Emerging in the early 20th century, and reaching its golden era in the 1950s, Scandinavian design is a unique design movement originating in the Nordic countries of Denmark, Finland, Iceland, Norway and Sweden.
Focused on simplicity, minimalism and functionality, Scandinavian design was a radical departure from the baroque style characterized by dark, massive and heavily ornamented furniture and an authentic Nordic design movement that rivalled its continental counterparts.
The Beginnings of Authentic Scandinavian Design
As a predecessor to Scandinavian design movement, Skønvirke can be traced back to 1914 when the Danish Company for Decorative Arts launched its magazine of the same name (literal translation to English would be Graceful Work).
Soon after, a new generation of designers and artists brought together by the Skønvirke project, started working on what will soon become the first authentic Danish design movement, rivalling French Art Nouveau and German Jugendstil.
The next breakthrough came in the 1920s when Kaare Klimt, a Danish designer deeply inspired by German Bauhaus movement introduced some of the trademark characteristics of Bauhaus into Danish and broader Scandinavian design movement, like clean, simple and pure lines aimed at providing optimal functionality.
With these innovations, the Danish Modern was born.

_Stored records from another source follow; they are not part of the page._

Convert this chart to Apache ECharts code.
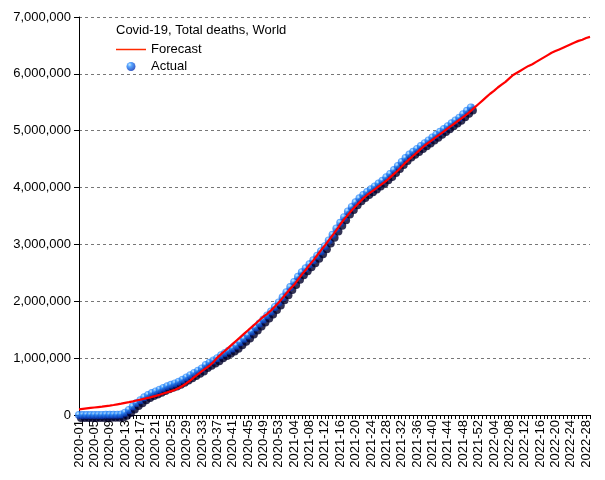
<!DOCTYPE html>
<html><head><meta charset="utf-8">
<script src="https://cdn.jsdelivr.net/npm/echarts@6/dist/echarts.min.js"></script>
<style>html,body{margin:0;padding:0;background:#fff}#c{width:605px;height:480px}</style>
</head><body><div id="c"></div>
<script>
// Week categories: ISO weeks 2020-01 .. 2022-29
const weekYears = [2020, 2021, 2022];
const weeksInYear = [53, 52, 29];
const categories = [];
weekYears.forEach((y, i) => { for (let w = 1; w <= weeksInYear[i]; w++) categories.push(y + '-' + String(w).padStart(2, '0')); });

// Forecast (total deaths), one value per week 2020-01 .. 2022-29
const forecast = [
 100000,108000,116000,124000,132000,140000,148000,157000,166000,176000,
 188000,200000,213000,226000,240000,255000,270000,285000,300000,318000,
 336000,356000,378000,400000,420000,445000,475000,515000,560000,610000,
 665000,720000,770000,820000,870000,930000,1010000,1070000,1130000,1190000,
 1250000,1310000,1370000,1430000,1490000,1550000,1610000,1670000,1730000,1780000,
 1840000,1910000,1980000,2060000,2140000,2220000,2290000,2380000,2470000,2550000,
 2640000,2720000,2810000,2900000,2980000,3070000,3160000,3250000,3350000,3440000,
 3520000,3600000,3670000,3740000,3810000,3870000,3920000,3970000,4020000,4070000,
 4120000,4180000,4240000,4300000,4370000,4440000,4500000,4560000,4620000,4680000,
 4740000,4790000,4840000,4890000,4940000,4990000,5040000,5090000,5140000,5190000,
 5240000,5290000,5350000,5410000,5470000,5530000,5590000,5650000,5700000,5760000,
 5810000,5860000,5920000,5980000,6020000,6060000,6100000,6140000,6170000,6210000,
 6250000,6290000,6330000,6370000,6400000,6430000,6460000,6490000,6520000,6550000,
 6580000,6600000,6630000,6650000
];

// Actual (total deaths), weekly 2020-01 .. 2021-50
const actual = [
 0,0,0,0,0,1000,2000,3000,3000,4000,
 6000,10000,40000,90000,150000,210000,260000,310000,350000,385000,
 415000,445000,475000,505000,530000,555000,585000,620000,660000,700000,
 740000,780000,820000,880000,920000,960000,1000000,1050000,1090000,1130000,
 1170000,1220000,1280000,1340000,1400000,1470000,1540000,1610000,1680000,1750000,
 1820000,1900000,1980000,2070000,2160000,2250000,2340000,2430000,2510000,2580000,
 2650000,2720000,2800000,2880000,2970000,3070000,3170000,3280000,3380000,3480000,
 3580000,3660000,3740000,3810000,3870000,3920000,3970000,4020000,4070000,4120000,
 4180000,4240000,4310000,4380000,4450000,4520000,4580000,4630000,4680000,4730000,
 4780000,4830000,4880000,4930000,4980000,5030000,5080000,5130000,5180000,5230000,
 5290000,5350000,5410000
];

const yMin = 0, yMax = 7000000, yStep = 1000000;

const FONT = 'Liberation Sans, Arial, sans-serif';
const sphere = new echarts.graphic.RadialGradient(0.35, 0.3, 0.7, [
  {offset: 0, color: '#b8e4ff'},
  {offset: 0.35, color: '#2a8cff'},
  {offset: 1, color: '#0634b8'}
]);

const chart = echarts.init(document.getElementById('c'), null, {renderer: 'canvas'});
chart.setOption({
  animation: false,
  backgroundColor: '#fff',
  textStyle: {fontFamily: FONT},
  title: {
    text: 'Covid-19, Total deaths, World',
    left: 111, top: 19,
    textStyle: {fontSize: 13, fontWeight: 'normal', color: '#000', fontFamily: FONT}
  },
  legend: {
    orient: 'vertical', left: 111, top: 38,
    itemWidth: 30, itemHeight: 9, itemGap: 4,
    textStyle: {fontSize: 13, color: '#000', fontFamily: FONT},
    data: [
      {name: 'Forecast', icon: 'path://M0,0L30,0L30,1.5L0,1.5Z',
       itemStyle: {color: '#ff2a00', borderColor: '#ff2a00', borderWidth: 0, opacity: 1},
       lineStyle: {color: '#ff2a00', width: 0}},
      {name: 'Actual', icon: 'circle'}
    ]
  },
  grid: {left: 79, right: 15, top: 17, bottom: 65, containLabel: false},
  xAxis: {
    type: 'category', data: categories, boundaryGap: false,
    axisLine: {lineStyle: {color: '#000', width: 1}},
    axisTick: {interval: 0, length: 4, lineStyle: {color: '#000'}},
    axisLabel: {interval: 3, rotate: 90, fontSize: 13, color: '#000', margin: 5, fontFamily: FONT},
    splitLine: {show: false}
  },
  yAxis: {
    type: 'value', min: yMin, max: yMax, interval: yStep,
    axisLine: {show: true, lineStyle: {color: '#000', width: 1}},
    axisTick: {show: true, length: 5, lineStyle: {color: '#000'}},
    axisLabel: {fontSize: 13, color: '#000', margin: 8, fontFamily: FONT,
      formatter: v => v.toLocaleString('en-US')},
    splitLine: {show: true, lineStyle: {color: '#777', type: [3, 3], width: 1}}
  },
  series: [
    {
      name: 'Forecast', type: 'line', data: forecast, z: 5,
      symbol: 'none', showSymbol: false,
      lineStyle: {color: '#ff0000', width: 2.2},
      itemStyle: {color: '#ff0000'}
    },
    {
      name: 'Actual', type: 'scatter', data: actual, z: 3,
      symbol: 'circle', symbolSize: 8,
      itemStyle: {color: sphere, shadowColor: '#00002a', shadowBlur: 0, shadowOffsetX: 2, shadowOffsetY: 3}
    }
  ]
});
</script></body></html>
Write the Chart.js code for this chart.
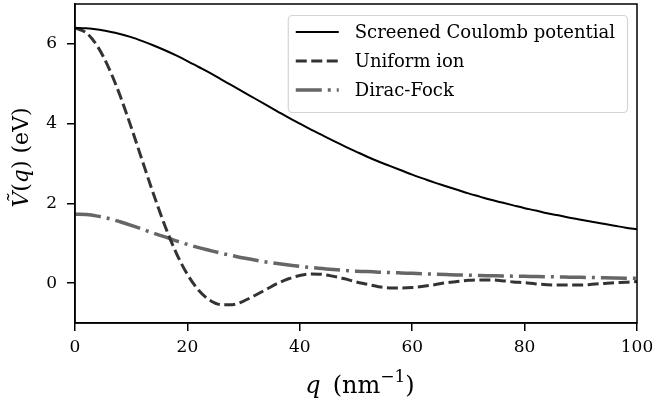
<!DOCTYPE html>
<html>
<head>
<meta charset="utf-8">
<script src="https://cdn.jsdelivr.net/npm/chart.js@4.4.1/dist/chart.umd.min.js"></script>
<style>
  html, body { margin: 0; padding: 0; background: #fff; }
  #wrap { width: 652px; height: 406px; }
</style>
</head>
<body>
<div id="wrap"><canvas id="chart" width="652" height="406"></canvas></div>
<script>
const q = [0, 2, 4, 6, 8, 10, 12, 14, 16, 18, 20, 22, 24, 26, 28, 30, 32, 34, 36, 38, 40,
  42, 44, 46, 48, 50, 52, 54, 56, 58, 60, 62, 64, 66, 68, 70, 72, 74, 76, 78, 80,
  82, 84, 86, 88, 90, 92, 94, 96, 98, 100];

const screenedCoulomb = [6.40, 6.39, 6.36, 6.31, 6.25, 6.17, 6.07, 5.96, 5.84, 5.71, 5.57,
  5.42, 5.27, 5.11, 4.95, 4.79, 4.63, 4.47, 4.31, 4.15, 4.00,
  3.85, 3.71, 3.57, 3.43, 3.30, 3.17, 3.05, 2.94, 2.83, 2.72,
  2.62, 2.52, 2.43, 2.34, 2.25, 2.17, 2.09, 2.02, 1.95, 1.88,
  1.82, 1.75, 1.70, 1.64, 1.59, 1.54, 1.49, 1.44, 1.39, 1.35];

const uniformIon = [6.40, 6.28, 5.94, 5.40, 4.71, 3.91, 3.06, 2.22, 1.44, 0.76, 0.22,
  -0.18, -0.43, -0.54, -0.54, -0.45, -0.31, -0.16, -0.01, 0.11, 0.19,
  0.23, 0.22, 0.17, 0.11, 0.03, -0.03, -0.09, -0.12, -0.12, -0.11,
  -0.08, -0.04, 0.01, 0.04, 0.07, 0.08, 0.08, 0.06, 0.03, 0.01,
  -0.02, -0.04, -0.05, -0.05, -0.05, -0.03, -0.01, 0.01, 0.02, 0.04];

const diracFock = [1.73, 1.72, 1.68, 1.62, 1.54, 1.45, 1.35, 1.25, 1.16, 1.06, 0.97,
  0.89, 0.82, 0.75, 0.69, 0.63, 0.58, 0.53, 0.49, 0.455, 0.42,
  0.39, 0.365, 0.34, 0.32, 0.30, 0.29, 0.275, 0.265, 0.255, 0.245,
  0.235, 0.225, 0.215, 0.205, 0.20, 0.19, 0.185, 0.18, 0.175, 0.17,
  0.165, 0.16, 0.155, 0.15, 0.145, 0.14, 0.135, 0.13, 0.125, 0.12];

const seriesNames = ["Screened Coulomb potential", "Uniform ion", "Dirac-Fock"];
const xTicks = [0, 20, 40, 60, 80, 100];
const yTicks = [0, 2, 4, 6];

const serif = "'DejaVu Serif', 'Liberation Serif', serif";

function points(ys) {
  return q.map((x, i) => ({ x, y: ys[i] }));
}

// frame on top/right, axis titles with italic math parts, legend box
const decorations = {
  id: "decorations",
  afterDraw(chart) {
    const { ctx, chartArea: a } = chart;
    ctx.save();
    ctx.strokeStyle = "#000";
    ctx.lineWidth = 1.5;
    ctx.strokeRect(a.left, a.top, a.right - a.left, a.bottom - a.top);

    // x title
    ctx.fillStyle = "#000";
    drawRich(ctx, [
      { t: "q", it: true },
      { t: "\u2002(nm" },
      { t: "\u22121", sup: true },
      { t: ")" }
    ], (a.left + a.right) / 2 + 4, 387, 24);

    // y title
    ctx.save();
    ctx.translate(22, (a.top + a.bottom) / 2 - 6);
    ctx.rotate(-Math.PI / 2);
    drawRich(ctx, [
      { t: "V\u0303", it: true },
      { t: "(" },
      { t: "q", it: true },
      { t: ") (eV)" }
    ], 0, 0, 22);
    ctx.restore();

    // legend
    ctx.font = "18px " + serif;
    const textW = Math.max(...seriesNames.map(s => ctx.measureText(s).width));
    const boxR = a.right - 10;
    const boxW = 8 + 43 + 16 + textW + 12;
    const boxL = boxR - boxW;
    const boxT = a.top + 11;
    const rowH = 29;
    const boxH = 14 + rowH * 3 - 4;
    ctx.beginPath();
    ctx.roundRect(boxL + 0.5, boxT + 0.5, boxW, boxH, 4);
    ctx.fillStyle = "rgba(255,255,255,0.85)";
    ctx.fill();
    ctx.strokeStyle = "#d4d4d4";
    ctx.lineWidth = 1.2;
    ctx.stroke();

    chart.data.datasets.forEach((ds, i) => {
      const cy = boxT + 17 + i * rowH;
      ctx.beginPath();
      ctx.setLineDash(ds.borderDash || []);
      ctx.strokeStyle = ds.borderColor;
      ctx.lineWidth = ds.borderWidth;
      ctx.moveTo(boxL + 8, cy);
      ctx.lineTo(boxL + 51, cy);
      ctx.stroke();
      ctx.setLineDash([]);
      ctx.fillStyle = "#000";
      ctx.font = "18px " + serif;
      ctx.textBaseline = "middle";
      ctx.fillText(ds.label, boxL + 67, cy + 1);
    });
    ctx.restore();
  }
};

function drawRich(ctx, parts, cx, y, size) {
  const fontFor = p => (p.it ? "italic " : "") + (p.sup ? Math.round(size * 0.7) : size) + "px " + serif;
  let total = 0;
  parts.forEach(p => { ctx.font = fontFor(p); p.w = ctx.measureText(p.t).width; total += p.w; });
  let x = cx - total / 2;
  ctx.textAlign = "left";
  ctx.textBaseline = "middle";
  parts.forEach(p => {
    ctx.font = fontFor(p);
    ctx.fillText(p.t, x, p.sup ? y - size * 0.38 : y);
    x += p.w;
  });
}

new Chart(document.getElementById("chart"), {
  type: "line",
  data: {
    datasets: [
      {
        label: seriesNames[0],
        data: points(screenedCoulomb),
        borderColor: "#000000",
        borderWidth: 2,
        pointRadius: 0,
        cubicInterpolationMode: "monotone"
      },
      {
        label: seriesNames[1],
        data: points(uniformIon),
        borderColor: "#333333",
        borderWidth: 3,
        borderDash: [11, 4.5],
        pointRadius: 0,
        cubicInterpolationMode: "monotone"
      },
      {
        label: seriesNames[2],
        data: points(diracFock),
        borderColor: "#666666",
        borderWidth: 3.5,
        borderDash: [26, 6, 3, 6],
        pointRadius: 0,
        cubicInterpolationMode: "monotone"
      }
    ]
  },
  options: {
    responsive: false,
    animation: false,
    layout: { padding: { top: 4, right: 15, left: 0, bottom: 0 } },
    plugins: {
      legend: { display: false },
      tooltip: { enabled: false }
    },
    scales: {
      x: {
        type: "linear",
        min: 0,
        max: 100,
        afterBuildTicks: s => { s.ticks = xTicks.map(v => ({ value: v })); },
        afterFit: s => { s.height = 83; s.paddingLeft = 0; s.paddingRight = 0; },
        ticks: { color: "#000", font: { family: serif, size: 17 }, padding: 6, maxRotation: 0 },
        grid: { drawOnChartArea: false, tickLength: 8, color: "#000", lineWidth: 1.5 },
        border: { color: "#000", width: 1.5 }
      },
      y: {
        min: -1,
        max: 7,
        afterBuildTicks: s => { s.ticks = yTicks.map(v => ({ value: v })); },
        afterFit: s => { s.width = 75; s.paddingTop = 0; s.paddingBottom = 0; },
        ticks: { color: "#000", font: { family: serif, size: 17 }, padding: 10 },
        grid: { drawOnChartArea: false, tickLength: 8, color: "#000", lineWidth: 1.5 },
        border: { color: "#000", width: 1.5 }
      }
    }
  },
  plugins: [decorations]
});
</script>
</body>
</html>
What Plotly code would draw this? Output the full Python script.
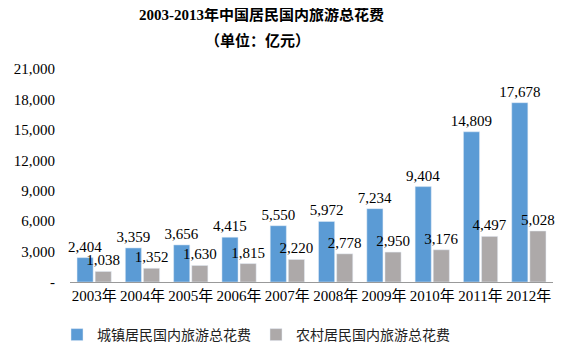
import plotly.graph_objects as go

categories = ["2003年", "2004年", "2005年", "2006年", "2007年", "2008年", "2009年", "2010年", "2011年", "2012年"]
urban = [2404, 3359, 3656, 4415, 5550, 5972, 7234, 9404, 14809, 17678]
rural = [1038, 1352, 1630, 1815, 2220, 2778, 2950, 3176, 4497, 5028]
series_names = ["城镇居民国内旅游总花费", "农村居民国内旅游总花费"]
tick_vals = [0, 3000, 6000, 9000, 12000, 15000, 18000, 21000]
tick_text = ["-", "3,000", "6,000", "9,000", "12,000", "15,000", "18,000", "21,000"]

FONT = "Liberation Serif, Times New Roman, Noto Sans CJK SC, serif"
CJK = "Noto Sans CJK SC, sans-serif"

# page is 570x356, but the body has an 8px default margin: compensate
OFF = 8
PW_, PH_ = 570, 356
W, H = PW_ - OFF, PH_ - OFF
# plot area in page pixels: x 70..553, y 69..282
ML = 70 - OFF
MT = 69 - OFF
MR = PW_ - 553
MB = PH_ - 282
pw = W - ML - MR
ph = H - MT - MB

def px_x(x):  # page px -> paper
    return (x - OFF - ML) / pw

def px_y(y):  # page px -> paper
    return (H - MB - (y - OFF)) / ph

fig = go.Figure()
fig.add_trace(go.Bar(x=categories, y=urban, name=series_names[0], marker_color="#5B9BD5",
                     text=urban, texttemplate="%{y:,}", textposition="outside", constraintext="none",
                     textfont=dict(family=FONT, size=15, color="#000"), cliponaxis=False))
fig.add_trace(go.Bar(x=categories, y=rural, name=series_names[1], marker_color="#ADA9A9",
                     text=rural, texttemplate="%{y:,}", textposition="outside", constraintext="none",
                     textfont=dict(family=FONT, size=15, color="#000"), cliponaxis=False))

fig.update_layout(
    width=W, height=H,
    margin=dict(l=ML, r=MR, t=MT, b=MB, autoexpand=False),
    paper_bgcolor="white", plot_bgcolor="white",
    barmode="group", bargap=0.25, bargroupgap=0.11,
    showlegend=True,
    legend=dict(orientation="h", xref="container", yref="container",
                x=(57 - OFF) / W, xanchor="left", y=1 - (335 - OFF) / H, yanchor="middle",
                font=dict(family=CJK, size=14, color="#222"), itemwidth=30,
                traceorder="normal"),
    annotations=[
        dict(text="<b>2003-2013年中国居民国内旅游总花费</b>", x=px_x(261), y=px_y(15),
             xref="paper", yref="paper", xanchor="center", yanchor="middle",
             showarrow=False, font=dict(family=FONT, size=15, color="#000")),
        dict(text="<b>（单位：亿元）</b>", x=px_x(257), y=px_y(40),
             xref="paper", yref="paper", xanchor="center", yanchor="middle",
             showarrow=False, font=dict(family=FONT, size=15, color="#000")),
    ],
)

fig.update_xaxes(showline=True, linecolor="#999", linewidth=1, ticks="",
                 tickfont=dict(family=FONT, size=15, color="#000"))
fig.update_yaxes(range=[0, 21000], tickvals=tick_vals, ticktext=tick_text, showgrid=False,
                 showline=False, zeroline=False, ticklabelstandoff=14,
                 tickfont=dict(family=FONT, size=15, color="#000"))

fig.write_html("out.html")
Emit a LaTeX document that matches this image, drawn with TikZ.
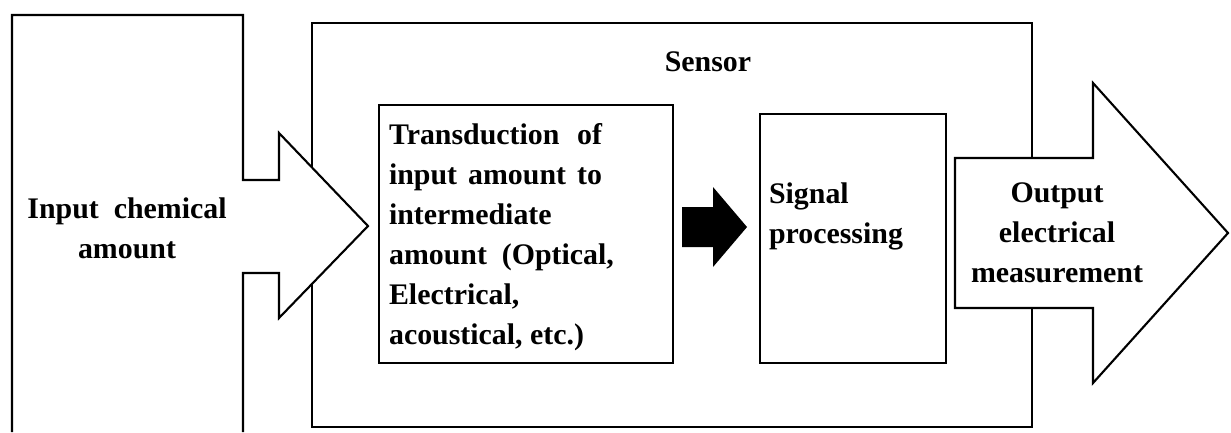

Danish Modern and the Post-War Era
On 9th of April 1940, Second World War came to Denmark and later spread to the rest of Scandinavia, temporarily impeding further progress. However, in the post-war era, there was a huge demand for light, simple and easily mass-produced furniture which enforced the idea that design can be used to really improve people’s lives.
This idea led to the desire to create affordable, functional, yet elegant and stylish furniture, paving the way for the emergence of what we know today as Scandinavian design.
The continuing evolution and long life of Scandinavian designs are founded on the core characteristics of the Scandinavian design philosophy – affordability, comfort, simplicity, functionality and style.
The inspiration Scandinavian designers found in nature, the elegant and subtle colour schemes, and harmonious simple elegance proved to be timeless elements which gave these designs their essence.
But it was exactly these qualities which that laid the foundations for the continuing evolution of Scandinavian furniture design.
As the society changes and our habits with it, the new generations of furniture designers are constantly catching up, finding their inspiration in the timeless and iconic classics of the golden age of Scandinavian design, and further improving them to accommodate our fast-paced lifestyle while still providing us with comfort and style that have stood the test of time.